--- begin ---
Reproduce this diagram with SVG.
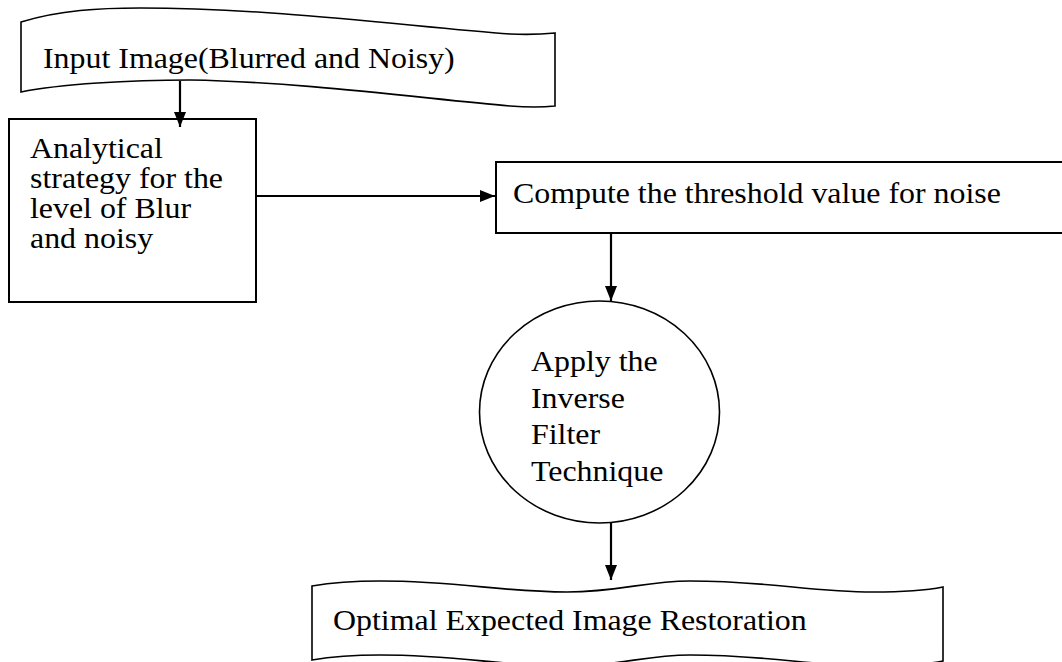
<svg xmlns="http://www.w3.org/2000/svg" width="1062" height="662" viewBox="0 0 1062 662">
  <style>
    .shape { fill: #ffffff; stroke: #000000; }
    .box { stroke-width: 2; }
    .tape { stroke-width: 1.6; }
    .oval { stroke-width: 1.6; }
    .label { font-family: "Liberation Serif", "Times New Roman", serif; font-size: 29px; fill: #000000; }
    .wire { fill: none; stroke: #000000; stroke-width: 2.2; }
  </style>
  <defs>
    <marker id="head" markerWidth="15" markerHeight="12" refX="15" refY="6" orient="auto" markerUnits="userSpaceOnUse">
      <path d="M0,0 L15,6 L0,12 Z" fill="#000000"/>
    </marker>
  </defs>
  <rect width="1062" height="662" fill="#ffffff"/>

  <!-- input: punched tape -->
  <g id="input">
    <path class="shape tape" d="M21,22 C60,10 100,8 140,8 C280,8 420,28 510,34 C530,35 545,34 555,33 L555,106 C545,107 530,107.5 510,106 C420,98 300,82 190,80 C130,80 60,84 21,92 Z"/>
    <text class="label" transform="matrix(1.1 0 0 1 43 68)">Input Image(Blurred and Noisy)</text>
  </g>

  <!-- analysis step -->
  <g id="analysis">
    <rect class="shape box" x="9" y="119" width="247" height="183"/>
    <text class="label" transform="matrix(1.1 0 0 1 30 158)">
      <tspan x="0" y="0">Analytical</tspan>
      <tspan x="0" y="30">strategy for the</tspan>
      <tspan x="0" y="60">level of Blur</tspan>
      <tspan x="0" y="90">and noisy</tspan>
    </text>
  </g>

  <!-- threshold step -->
  <g id="threshold">
    <rect class="shape box" x="496" y="162" width="580" height="71"/>
    <text class="label" transform="matrix(1.1 0 0 1 513 203)">Compute the threshold value for noise</text>
  </g>

  <!-- inverse filter step -->
  <g id="inverse-filter">
    <ellipse class="shape oval" cx="599.5" cy="412" rx="120" ry="111"/>
    <text class="label" transform="matrix(1.1 0 0 1 531 371)">
      <tspan x="0" y="0">Apply the</tspan>
      <tspan x="0" y="36.7">Inverse</tspan>
      <tspan x="0" y="73.4">Filter</tspan>
      <tspan x="0" y="110">Technique</tspan>
    </text>
  </g>

  <!-- output: punched tape -->
  <g id="output">
    <path class="shape tape" d="M312,586 C335,582 355,581 380,581 C460,581 500,592 567,592 C620,592 645,581 690,581 C770,581 810,592 873,592 C905,592 928,590 943,587 L943,661 C928,664 905,666 873,666 C810,666 770,655 690,655 C645,655 620,666 567,666 C500,666 460,655 380,655 C355,655 335,656 312,660 Z"/>
    <text class="label" transform="matrix(1.1 0 0 1 333 630)">Optimal Expected Image Restoration</text>
  </g>

  <!-- connectors -->
  <g id="connectors">
    <line class="wire" x1="180" y1="81" x2="180" y2="127" marker-end="url(#head)"/>
    <line class="wire" x1="256" y1="196" x2="495" y2="196" marker-end="url(#head)"/>
    <line class="wire" x1="611" y1="233" x2="611" y2="301" marker-end="url(#head)"/>
    <line class="wire" x1="611" y1="523" x2="611" y2="580" marker-end="url(#head)"/>
  </g>
</svg>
--- end ---
**WORK TO DO:** Images should not appear in the copy; retype the listing above exactly.

**RESULT FOR THIS TASK:**
Reproduce this diagram with SVG.
<svg xmlns="http://www.w3.org/2000/svg" width="1062" height="662" viewBox="0 0 1062 662">
  <style>
    .shape { fill: #ffffff; stroke: #000000; }
    .box { stroke-width: 2; }
    .tape { stroke-width: 1.6; }
    .oval { stroke-width: 1.6; }
    .label { font-family: "Liberation Serif", "Times New Roman", serif; font-size: 29px; fill: #000000; }
    .wire { fill: none; stroke: #000000; stroke-width: 2.2; }
  </style>
  <defs>
    <marker id="head" markerWidth="15" markerHeight="12" refX="15" refY="6" orient="auto" markerUnits="userSpaceOnUse">
      <path d="M0,0 L15,6 L0,12 Z" fill="#000000"/>
    </marker>
  </defs>
  <rect width="1062" height="662" fill="#ffffff"/>

  <!-- input: punched tape -->
  <g id="input">
    <path class="shape tape" d="M21,22 C60,10 100,8 140,8 C280,8 420,28 510,34 C530,35 545,34 555,33 L555,106 C545,107 530,107.5 510,106 C420,98 300,82 190,80 C130,80 60,84 21,92 Z"/>
    <text class="label" transform="matrix(1.1 0 0 1 43 68)">Input Image(Blurred and Noisy)</text>
  </g>

  <!-- analysis step -->
  <g id="analysis">
    <rect class="shape box" x="9" y="119" width="247" height="183"/>
    <text class="label" transform="matrix(1.1 0 0 1 30 158)">
      <tspan x="0" y="0">Analytical</tspan>
      <tspan x="0" y="30">strategy for the</tspan>
      <tspan x="0" y="60">level of Blur</tspan>
      <tspan x="0" y="90">and noisy</tspan>
    </text>
  </g>

  <!-- threshold step -->
  <g id="threshold">
    <rect class="shape box" x="496" y="162" width="580" height="71"/>
    <text class="label" transform="matrix(1.1 0 0 1 513 203)">Compute the threshold value for noise</text>
  </g>

  <!-- inverse filter step -->
  <g id="inverse-filter">
    <ellipse class="shape oval" cx="599.5" cy="412" rx="120" ry="111"/>
    <text class="label" transform="matrix(1.1 0 0 1 531 371)">
      <tspan x="0" y="0">Apply the</tspan>
      <tspan x="0" y="36.7">Inverse</tspan>
      <tspan x="0" y="73.4">Filter</tspan>
      <tspan x="0" y="110">Technique</tspan>
    </text>
  </g>

  <!-- output: punched tape -->
  <g id="output">
    <path class="shape tape" d="M312,586 C335,582 355,581 380,581 C460,581 500,592 567,592 C620,592 645,581 690,581 C770,581 810,592 873,592 C905,592 928,590 943,587 L943,661 C928,664 905,666 873,666 C810,666 770,655 690,655 C645,655 620,666 567,666 C500,666 460,655 380,655 C355,655 335,656 312,660 Z"/>
    <text class="label" transform="matrix(1.1 0 0 1 333 630)">Optimal Expected Image Restoration</text>
  </g>

  <!-- connectors -->
  <g id="connectors">
    <line class="wire" x1="180" y1="81" x2="180" y2="127" marker-end="url(#head)"/>
    <line class="wire" x1="256" y1="196" x2="495" y2="196" marker-end="url(#head)"/>
    <line class="wire" x1="611" y1="233" x2="611" y2="301" marker-end="url(#head)"/>
    <line class="wire" x1="611" y1="523" x2="611" y2="580" marker-end="url(#head)"/>
  </g>
</svg>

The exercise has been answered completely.